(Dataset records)
--------------------------------

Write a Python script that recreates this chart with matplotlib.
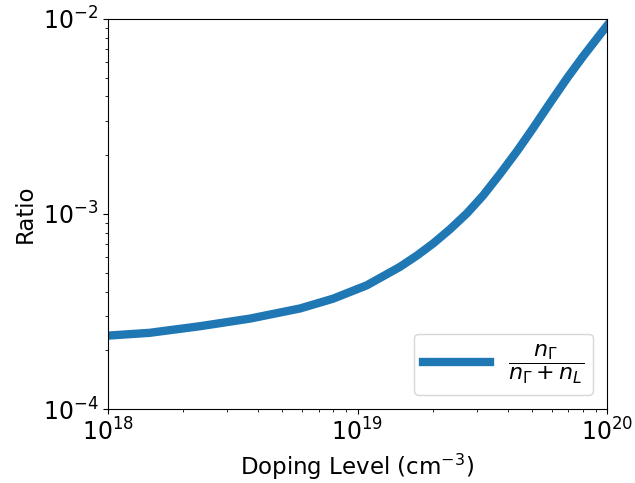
import matplotlib
matplotlib.use("Agg")
import matplotlib.pyplot as plt

# doping level (cm^-3) and ratio
doping = [1.0e18, 1.47e18, 2.34e18, 3.71e18, 5.89e18, 7.98e18, 1.09e19,
          1.48e19, 1.73e19, 2.01e19, 2.35e19, 2.75e19, 3.18e19, 3.72e19,
          4.36e19, 5.05e19, 5.92e19, 6.92e19, 8.02e19, 9.38e19, 1.0e20]
ratio = [2.38e-4, 2.46e-4, 2.66e-4, 2.91e-4, 3.28e-4, 3.68e-4, 4.31e-4,
         5.36e-4, 6.12e-4, 7.06e-4, 8.36e-4, 1.01e-3, 1.24e-3, 1.60e-3,
         2.10e-3, 2.75e-3, 3.72e-3, 4.97e-3, 6.43e-3, 8.32e-3, 9.23e-3]

fig = plt.figure(figsize=(6.35, 4.83), dpi=100)
ax = fig.add_axes([0.170, 0.153, 0.786, 0.808])

ax.plot(doping, ratio, color="#1f77b4", linewidth=6,
        label=r"$\dfrac{n_\Gamma}{n_\Gamma + n_L}$")
ax.set_xscale("log")
ax.set_yscale("log")
ax.set_xlim(1e18, 1e20)
ax.set_ylim(1e-4, 1e-2)
ax.set_xlabel(r"Doping Level (cm$^{-3}$)", fontsize=16.5)
ax.set_ylabel("Ratio", fontsize=16.5)
ax.tick_params(labelsize=17)
ax.legend(loc="lower right", fontsize=16, handlelength=3,
          borderaxespad=0.65)

fig.savefig("out.png", dpi=100)
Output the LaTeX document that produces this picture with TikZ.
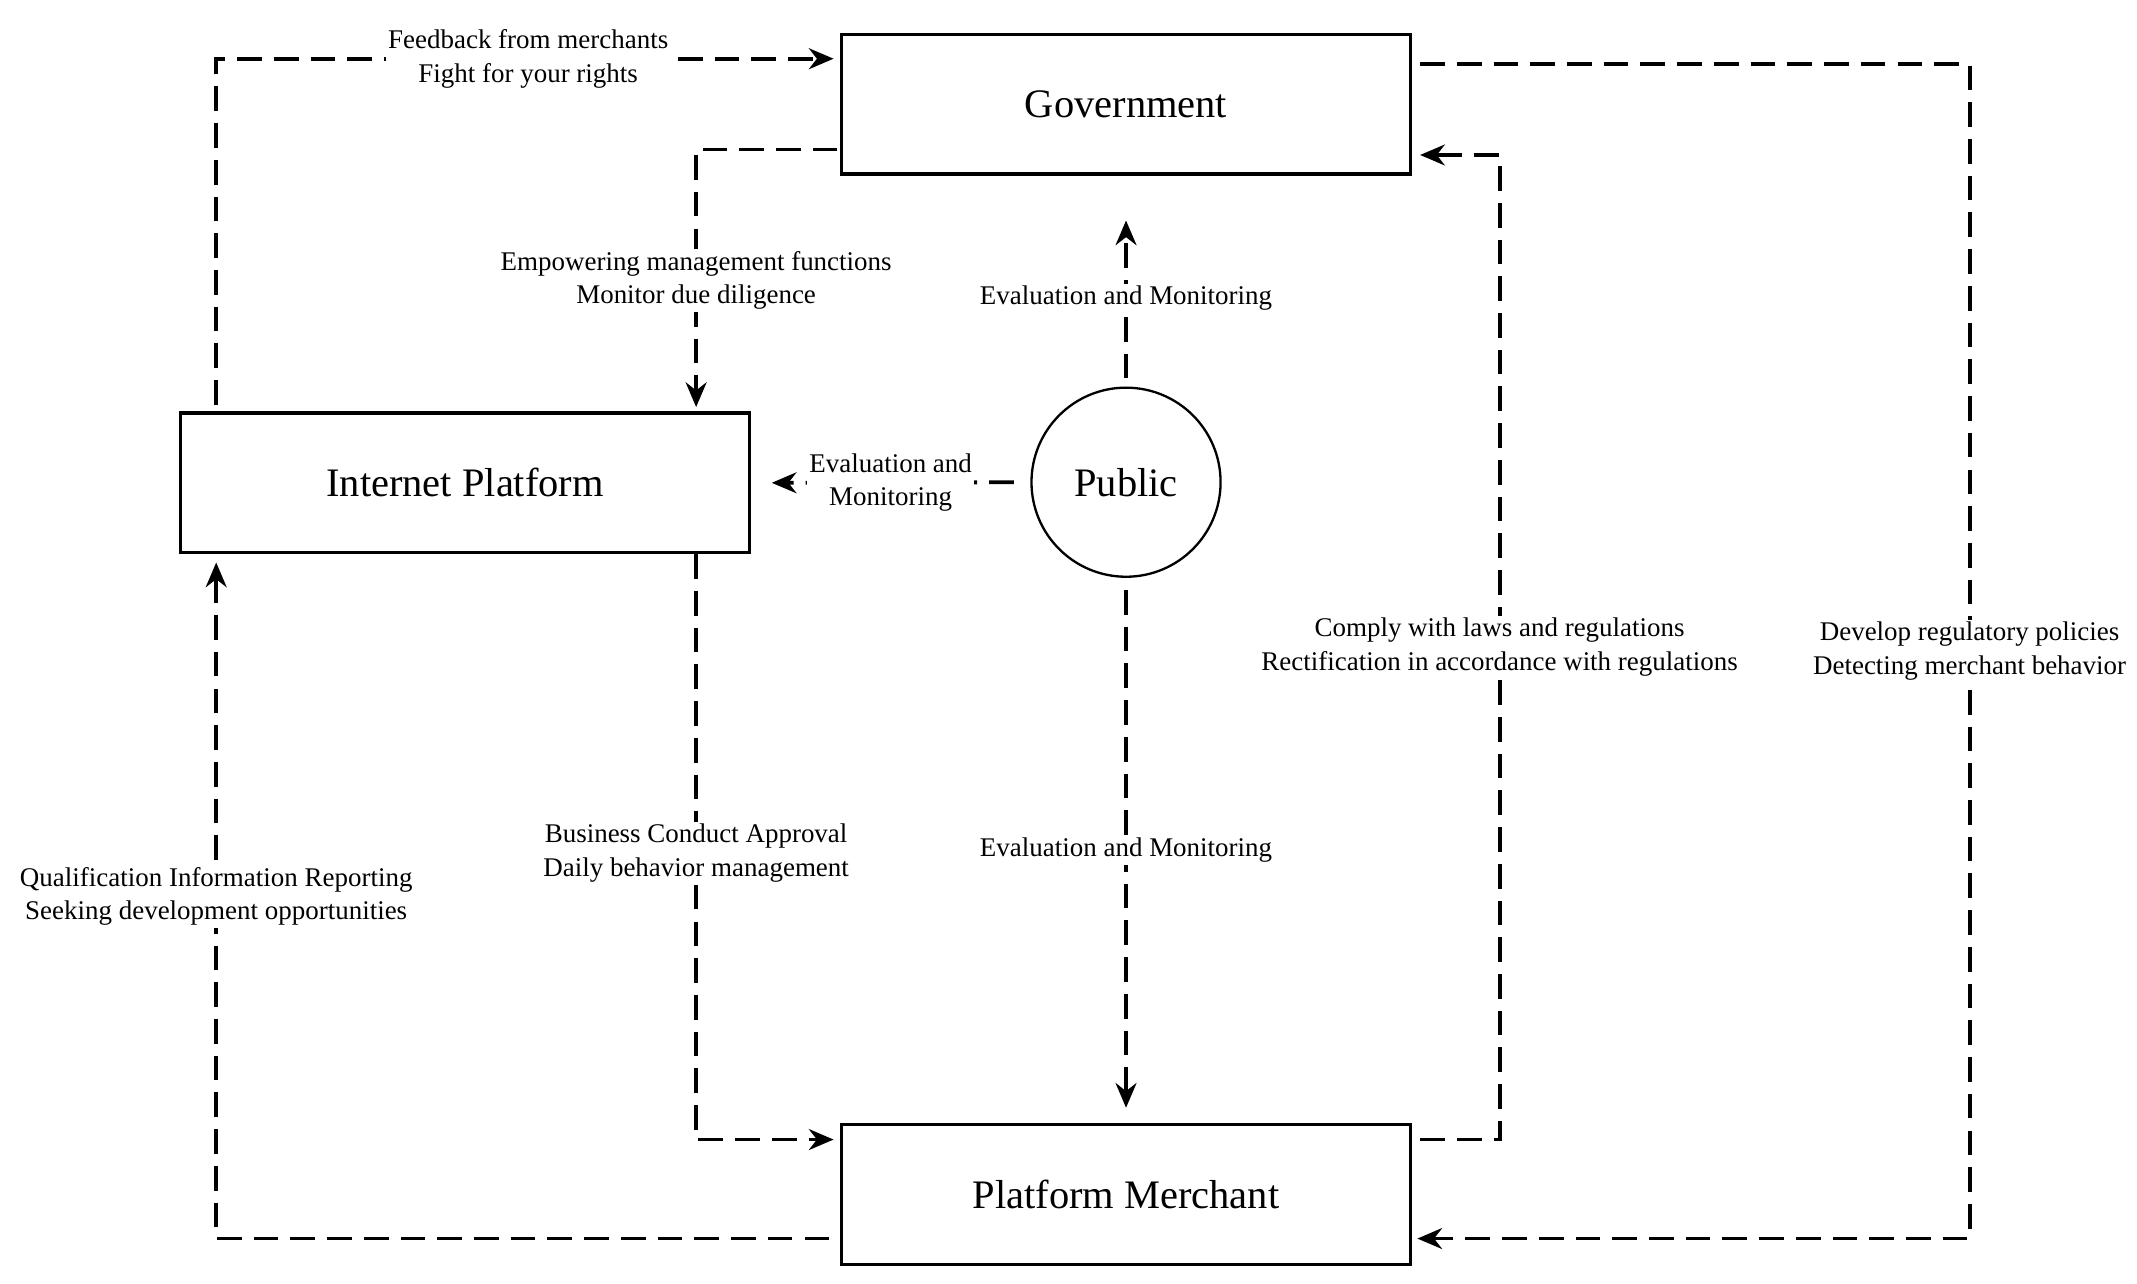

--------------------------------

**Task brief:** Leave out the pictures and transcribe everything else exactly.

**Written solution:**
Write a Python script that recreates this chart with matplotlib.
import matplotlib
matplotlib.use("Agg")
import matplotlib.pyplot as plt

# doping level (cm^-3) and ratio
doping = [1.0e18, 1.47e18, 2.34e18, 3.71e18, 5.89e18, 7.98e18, 1.09e19,
          1.48e19, 1.73e19, 2.01e19, 2.35e19, 2.75e19, 3.18e19, 3.72e19,
          4.36e19, 5.05e19, 5.92e19, 6.92e19, 8.02e19, 9.38e19, 1.0e20]
ratio = [2.38e-4, 2.46e-4, 2.66e-4, 2.91e-4, 3.28e-4, 3.68e-4, 4.31e-4,
         5.36e-4, 6.12e-4, 7.06e-4, 8.36e-4, 1.01e-3, 1.24e-3, 1.60e-3,
         2.10e-3, 2.75e-3, 3.72e-3, 4.97e-3, 6.43e-3, 8.32e-3, 9.23e-3]

fig = plt.figure(figsize=(6.35, 4.83), dpi=100)
ax = fig.add_axes([0.170, 0.153, 0.786, 0.808])

ax.plot(doping, ratio, color="#1f77b4", linewidth=6,
        label=r"$\dfrac{n_\Gamma}{n_\Gamma + n_L}$")
ax.set_xscale("log")
ax.set_yscale("log")
ax.set_xlim(1e18, 1e20)
ax.set_ylim(1e-4, 1e-2)
ax.set_xlabel(r"Doping Level (cm$^{-3}$)", fontsize=16.5)
ax.set_ylabel("Ratio", fontsize=16.5)
ax.tick_params(labelsize=17)
ax.legend(loc="lower right", fontsize=16, handlelength=3,
          borderaxespad=0.65)

fig.savefig("out.png", dpi=100)
Output the LaTeX document that produces this picture with TikZ.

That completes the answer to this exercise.